> [Prompt]: Search the records for the word "this" and report each line that has it.
#### Material to process
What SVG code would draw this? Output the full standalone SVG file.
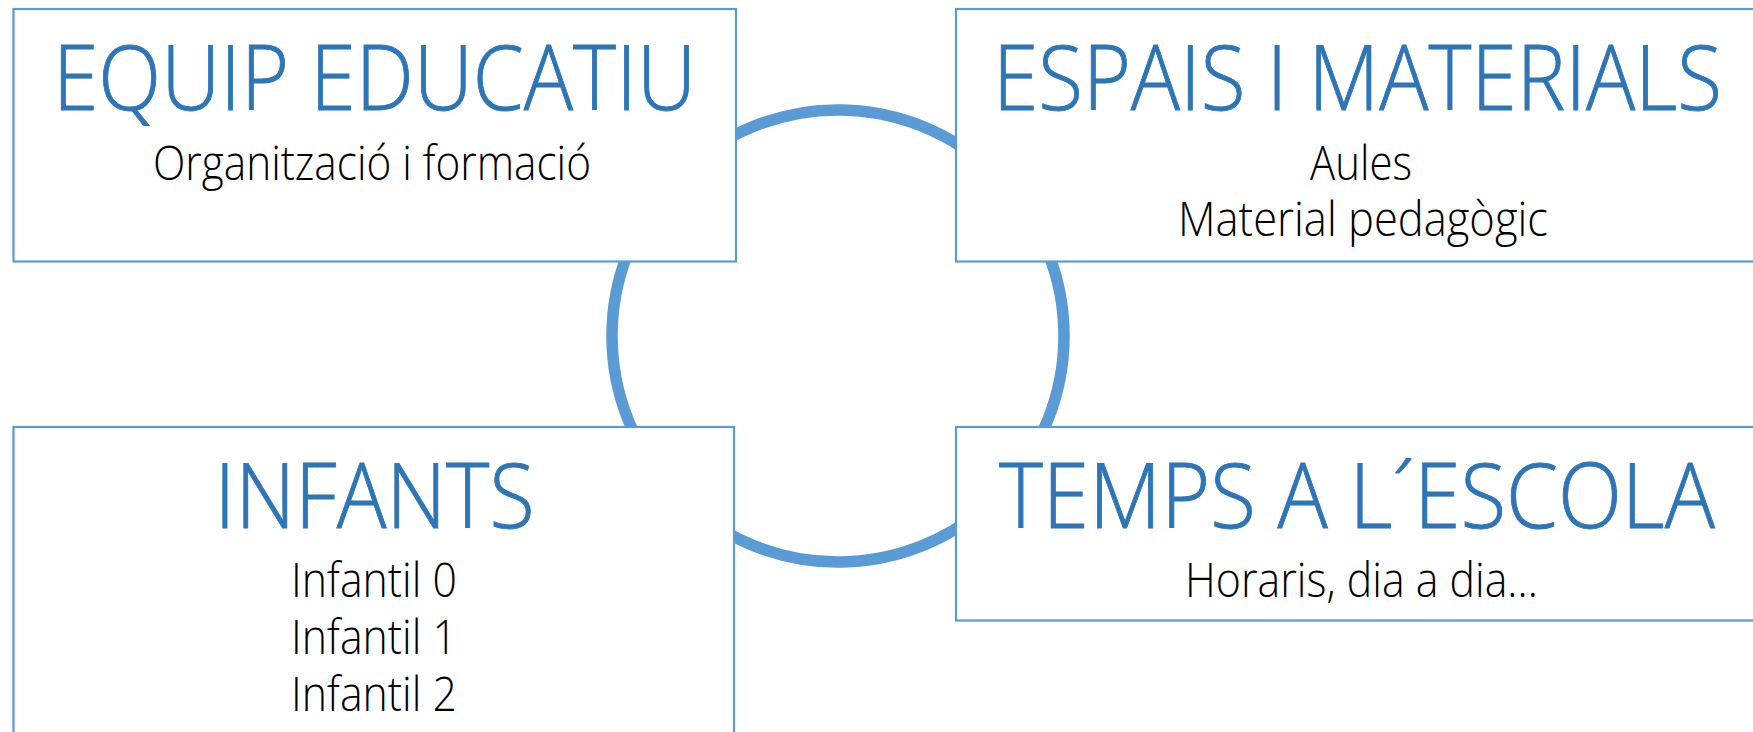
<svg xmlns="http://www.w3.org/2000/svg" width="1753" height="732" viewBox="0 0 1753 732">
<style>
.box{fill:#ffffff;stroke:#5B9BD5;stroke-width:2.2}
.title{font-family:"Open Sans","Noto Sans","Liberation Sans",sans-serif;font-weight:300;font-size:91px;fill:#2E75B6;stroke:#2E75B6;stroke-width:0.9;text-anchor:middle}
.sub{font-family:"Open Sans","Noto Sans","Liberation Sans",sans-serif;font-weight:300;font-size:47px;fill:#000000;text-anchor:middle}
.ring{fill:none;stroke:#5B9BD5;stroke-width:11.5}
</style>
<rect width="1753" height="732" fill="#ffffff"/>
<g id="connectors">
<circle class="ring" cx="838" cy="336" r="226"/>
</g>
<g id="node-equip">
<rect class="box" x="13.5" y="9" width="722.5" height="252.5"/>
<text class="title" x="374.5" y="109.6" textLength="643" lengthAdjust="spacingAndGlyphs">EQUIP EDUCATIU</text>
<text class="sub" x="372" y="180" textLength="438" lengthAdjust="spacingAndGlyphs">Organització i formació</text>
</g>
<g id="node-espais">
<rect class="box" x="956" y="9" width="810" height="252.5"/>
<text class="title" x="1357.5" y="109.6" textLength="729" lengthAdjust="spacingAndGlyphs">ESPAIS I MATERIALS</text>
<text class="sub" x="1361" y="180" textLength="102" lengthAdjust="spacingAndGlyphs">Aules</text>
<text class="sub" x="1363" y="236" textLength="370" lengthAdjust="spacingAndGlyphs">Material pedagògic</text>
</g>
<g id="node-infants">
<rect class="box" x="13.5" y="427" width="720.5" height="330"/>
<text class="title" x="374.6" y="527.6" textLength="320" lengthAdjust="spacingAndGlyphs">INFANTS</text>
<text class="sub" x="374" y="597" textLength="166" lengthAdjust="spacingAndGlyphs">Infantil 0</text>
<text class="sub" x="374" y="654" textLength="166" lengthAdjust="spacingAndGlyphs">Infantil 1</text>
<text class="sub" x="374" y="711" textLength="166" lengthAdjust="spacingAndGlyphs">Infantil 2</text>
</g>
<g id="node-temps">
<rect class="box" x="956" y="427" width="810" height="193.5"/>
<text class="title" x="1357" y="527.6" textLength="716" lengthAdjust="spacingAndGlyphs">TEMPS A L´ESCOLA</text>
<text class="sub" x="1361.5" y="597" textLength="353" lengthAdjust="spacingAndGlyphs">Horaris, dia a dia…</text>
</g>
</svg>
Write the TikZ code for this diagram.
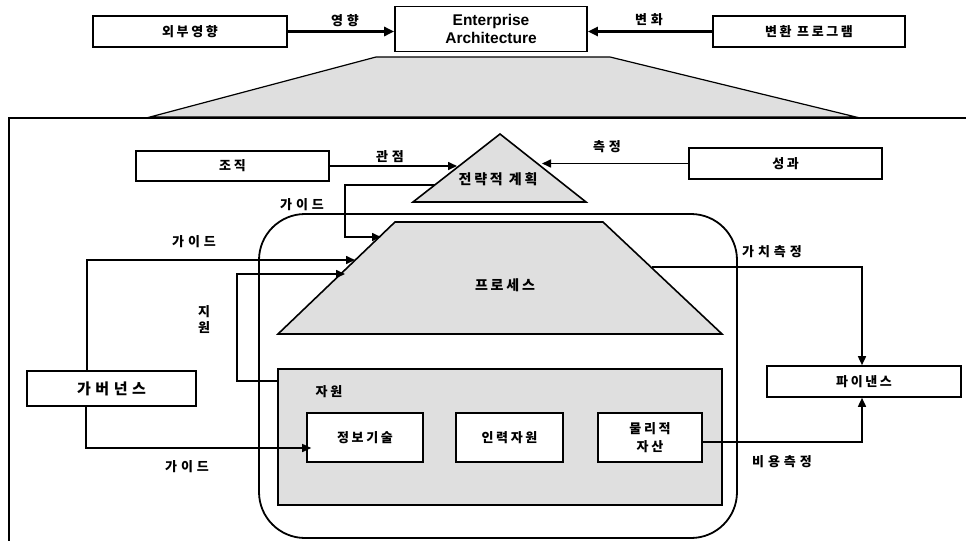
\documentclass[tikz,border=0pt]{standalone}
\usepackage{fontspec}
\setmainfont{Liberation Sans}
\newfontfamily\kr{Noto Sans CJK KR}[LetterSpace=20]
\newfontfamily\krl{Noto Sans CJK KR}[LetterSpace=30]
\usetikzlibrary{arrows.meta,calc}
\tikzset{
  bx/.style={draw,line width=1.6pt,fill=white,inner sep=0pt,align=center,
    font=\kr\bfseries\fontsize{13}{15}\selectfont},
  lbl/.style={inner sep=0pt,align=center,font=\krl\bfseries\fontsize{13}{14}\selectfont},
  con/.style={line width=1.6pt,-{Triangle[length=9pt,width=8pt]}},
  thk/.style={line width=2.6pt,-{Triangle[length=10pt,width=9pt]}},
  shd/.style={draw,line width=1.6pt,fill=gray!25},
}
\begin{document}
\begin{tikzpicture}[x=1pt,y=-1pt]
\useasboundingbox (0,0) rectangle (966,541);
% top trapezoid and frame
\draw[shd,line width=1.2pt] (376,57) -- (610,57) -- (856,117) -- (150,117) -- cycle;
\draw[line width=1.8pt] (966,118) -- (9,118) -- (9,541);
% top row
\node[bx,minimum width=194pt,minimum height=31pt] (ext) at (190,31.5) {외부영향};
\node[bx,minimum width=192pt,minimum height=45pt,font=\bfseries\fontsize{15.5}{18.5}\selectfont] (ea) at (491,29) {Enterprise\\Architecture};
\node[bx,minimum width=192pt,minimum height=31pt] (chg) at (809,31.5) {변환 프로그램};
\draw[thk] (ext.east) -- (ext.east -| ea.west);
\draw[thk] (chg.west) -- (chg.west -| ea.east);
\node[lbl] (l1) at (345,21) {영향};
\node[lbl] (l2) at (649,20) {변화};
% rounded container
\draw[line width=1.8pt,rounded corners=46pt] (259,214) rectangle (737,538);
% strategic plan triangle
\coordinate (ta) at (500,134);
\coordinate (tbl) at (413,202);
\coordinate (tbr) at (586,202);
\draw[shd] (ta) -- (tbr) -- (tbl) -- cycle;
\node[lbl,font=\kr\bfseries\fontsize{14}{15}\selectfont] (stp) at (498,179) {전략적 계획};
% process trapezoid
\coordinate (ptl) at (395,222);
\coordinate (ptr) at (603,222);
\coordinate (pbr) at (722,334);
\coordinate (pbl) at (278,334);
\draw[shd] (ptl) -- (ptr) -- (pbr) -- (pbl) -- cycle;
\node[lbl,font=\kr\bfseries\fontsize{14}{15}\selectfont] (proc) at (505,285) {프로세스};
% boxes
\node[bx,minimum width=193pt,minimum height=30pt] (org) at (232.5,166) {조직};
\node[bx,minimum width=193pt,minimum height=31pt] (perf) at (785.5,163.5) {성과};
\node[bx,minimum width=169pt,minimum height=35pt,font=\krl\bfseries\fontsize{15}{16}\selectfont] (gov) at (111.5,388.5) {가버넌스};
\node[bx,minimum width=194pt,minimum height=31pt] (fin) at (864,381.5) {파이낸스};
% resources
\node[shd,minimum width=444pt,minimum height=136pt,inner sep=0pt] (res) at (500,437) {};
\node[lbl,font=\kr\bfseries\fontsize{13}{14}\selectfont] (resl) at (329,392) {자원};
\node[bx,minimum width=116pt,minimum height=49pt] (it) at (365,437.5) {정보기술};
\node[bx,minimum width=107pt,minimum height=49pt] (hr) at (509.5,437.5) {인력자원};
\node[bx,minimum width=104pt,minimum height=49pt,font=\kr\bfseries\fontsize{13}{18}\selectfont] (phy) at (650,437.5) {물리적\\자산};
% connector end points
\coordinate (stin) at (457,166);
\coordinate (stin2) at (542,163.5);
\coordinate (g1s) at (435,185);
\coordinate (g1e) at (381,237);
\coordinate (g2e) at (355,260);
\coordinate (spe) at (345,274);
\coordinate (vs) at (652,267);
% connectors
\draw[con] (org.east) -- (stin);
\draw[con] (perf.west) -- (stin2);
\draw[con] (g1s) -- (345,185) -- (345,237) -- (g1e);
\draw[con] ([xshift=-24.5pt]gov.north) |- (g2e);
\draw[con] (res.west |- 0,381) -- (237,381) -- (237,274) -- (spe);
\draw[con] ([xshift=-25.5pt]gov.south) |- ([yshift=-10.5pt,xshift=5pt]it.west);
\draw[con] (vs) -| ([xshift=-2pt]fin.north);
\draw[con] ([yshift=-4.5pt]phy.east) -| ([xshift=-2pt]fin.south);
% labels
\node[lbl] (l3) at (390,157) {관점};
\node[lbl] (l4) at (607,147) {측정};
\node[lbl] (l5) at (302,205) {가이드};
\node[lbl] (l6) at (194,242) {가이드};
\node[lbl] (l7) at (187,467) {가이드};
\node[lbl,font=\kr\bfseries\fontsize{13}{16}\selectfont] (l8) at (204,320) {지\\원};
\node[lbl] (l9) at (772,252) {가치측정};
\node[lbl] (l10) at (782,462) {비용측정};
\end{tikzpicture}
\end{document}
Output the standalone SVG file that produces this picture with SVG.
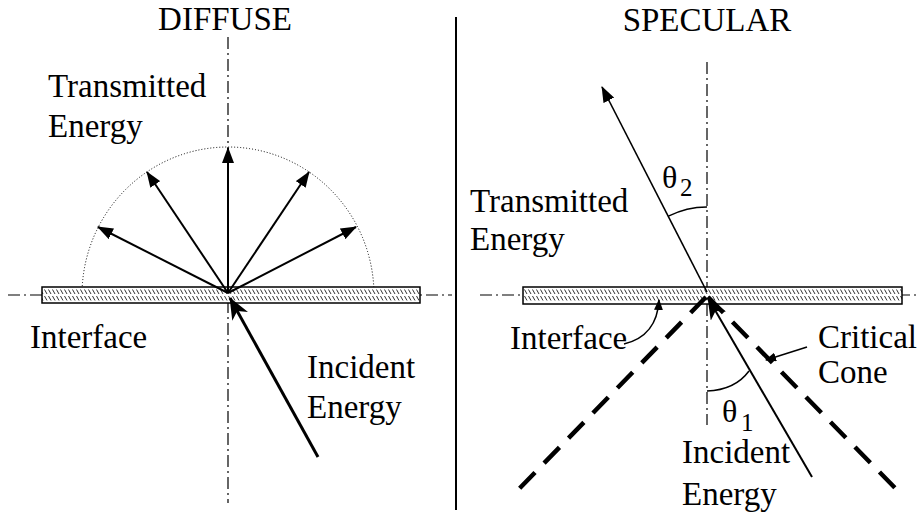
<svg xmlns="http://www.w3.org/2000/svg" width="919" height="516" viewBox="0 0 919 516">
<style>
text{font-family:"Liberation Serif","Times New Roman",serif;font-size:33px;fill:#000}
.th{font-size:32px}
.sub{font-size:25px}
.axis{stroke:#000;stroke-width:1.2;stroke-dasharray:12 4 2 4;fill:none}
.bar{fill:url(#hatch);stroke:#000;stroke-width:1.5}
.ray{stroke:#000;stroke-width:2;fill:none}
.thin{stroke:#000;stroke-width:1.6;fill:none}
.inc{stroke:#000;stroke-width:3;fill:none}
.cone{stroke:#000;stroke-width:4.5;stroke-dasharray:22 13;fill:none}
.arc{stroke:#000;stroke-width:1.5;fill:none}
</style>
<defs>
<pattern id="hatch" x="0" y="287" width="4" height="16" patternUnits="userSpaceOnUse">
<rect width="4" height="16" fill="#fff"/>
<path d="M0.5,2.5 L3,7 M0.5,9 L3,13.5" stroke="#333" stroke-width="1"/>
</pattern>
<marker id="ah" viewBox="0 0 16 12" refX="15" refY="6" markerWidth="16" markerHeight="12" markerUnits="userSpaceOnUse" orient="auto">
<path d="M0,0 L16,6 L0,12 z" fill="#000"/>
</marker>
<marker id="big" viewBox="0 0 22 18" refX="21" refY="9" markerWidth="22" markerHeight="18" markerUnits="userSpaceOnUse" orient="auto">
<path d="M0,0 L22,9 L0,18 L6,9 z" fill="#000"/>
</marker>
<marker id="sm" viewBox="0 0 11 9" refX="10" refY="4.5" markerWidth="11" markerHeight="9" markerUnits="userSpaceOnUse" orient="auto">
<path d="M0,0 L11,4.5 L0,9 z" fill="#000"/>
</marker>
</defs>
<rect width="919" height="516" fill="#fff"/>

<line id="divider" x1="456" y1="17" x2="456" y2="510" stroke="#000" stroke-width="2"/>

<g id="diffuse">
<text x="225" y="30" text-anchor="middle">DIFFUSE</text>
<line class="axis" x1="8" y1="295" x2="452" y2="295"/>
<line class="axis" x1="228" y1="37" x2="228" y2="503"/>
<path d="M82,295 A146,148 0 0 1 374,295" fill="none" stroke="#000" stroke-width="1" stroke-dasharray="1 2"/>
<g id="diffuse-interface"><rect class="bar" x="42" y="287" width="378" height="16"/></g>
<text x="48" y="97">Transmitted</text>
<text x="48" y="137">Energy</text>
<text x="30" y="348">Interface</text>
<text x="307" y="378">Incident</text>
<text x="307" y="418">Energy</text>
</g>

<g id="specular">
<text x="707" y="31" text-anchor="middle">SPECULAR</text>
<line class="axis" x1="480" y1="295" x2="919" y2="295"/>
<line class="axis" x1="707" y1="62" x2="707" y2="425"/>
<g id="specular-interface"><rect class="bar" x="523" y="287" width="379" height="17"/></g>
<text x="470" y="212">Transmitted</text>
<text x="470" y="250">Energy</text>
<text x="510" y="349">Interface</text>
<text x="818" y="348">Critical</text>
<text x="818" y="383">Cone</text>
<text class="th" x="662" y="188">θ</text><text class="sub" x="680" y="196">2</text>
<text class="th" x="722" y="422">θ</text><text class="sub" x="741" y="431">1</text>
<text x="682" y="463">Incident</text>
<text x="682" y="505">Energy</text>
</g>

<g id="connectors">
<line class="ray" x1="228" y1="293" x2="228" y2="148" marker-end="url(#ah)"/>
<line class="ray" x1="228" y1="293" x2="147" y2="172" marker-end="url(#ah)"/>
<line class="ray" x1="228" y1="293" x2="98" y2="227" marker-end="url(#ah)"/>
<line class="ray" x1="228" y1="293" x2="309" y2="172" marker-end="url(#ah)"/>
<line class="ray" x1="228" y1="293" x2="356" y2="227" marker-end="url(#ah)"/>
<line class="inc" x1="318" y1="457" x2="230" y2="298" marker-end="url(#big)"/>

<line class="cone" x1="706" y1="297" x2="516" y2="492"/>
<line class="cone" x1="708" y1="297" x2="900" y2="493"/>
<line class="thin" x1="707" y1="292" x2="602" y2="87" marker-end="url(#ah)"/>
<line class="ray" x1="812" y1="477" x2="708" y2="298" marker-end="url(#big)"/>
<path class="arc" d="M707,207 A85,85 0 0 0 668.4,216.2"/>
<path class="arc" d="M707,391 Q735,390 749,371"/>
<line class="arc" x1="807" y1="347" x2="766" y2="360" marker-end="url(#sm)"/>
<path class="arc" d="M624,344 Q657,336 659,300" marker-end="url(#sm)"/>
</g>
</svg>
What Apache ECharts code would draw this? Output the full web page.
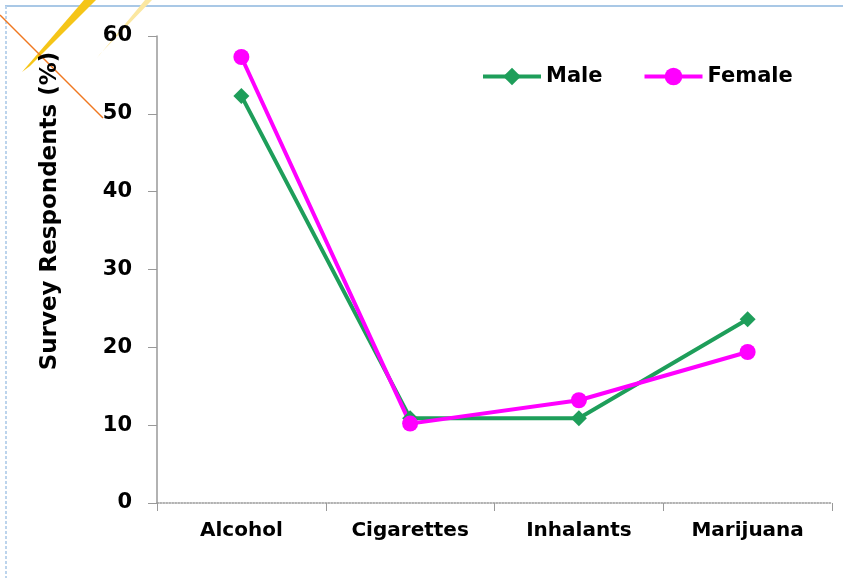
########
> [Answer to the problem]:
What SVG code would draw this? Output the full standalone SVG file.
Write the TikZ code for this diagram.
Output the standalone SVG file that produces this picture with SVG.
What Apache ECharts code would draw this? Output the full web page.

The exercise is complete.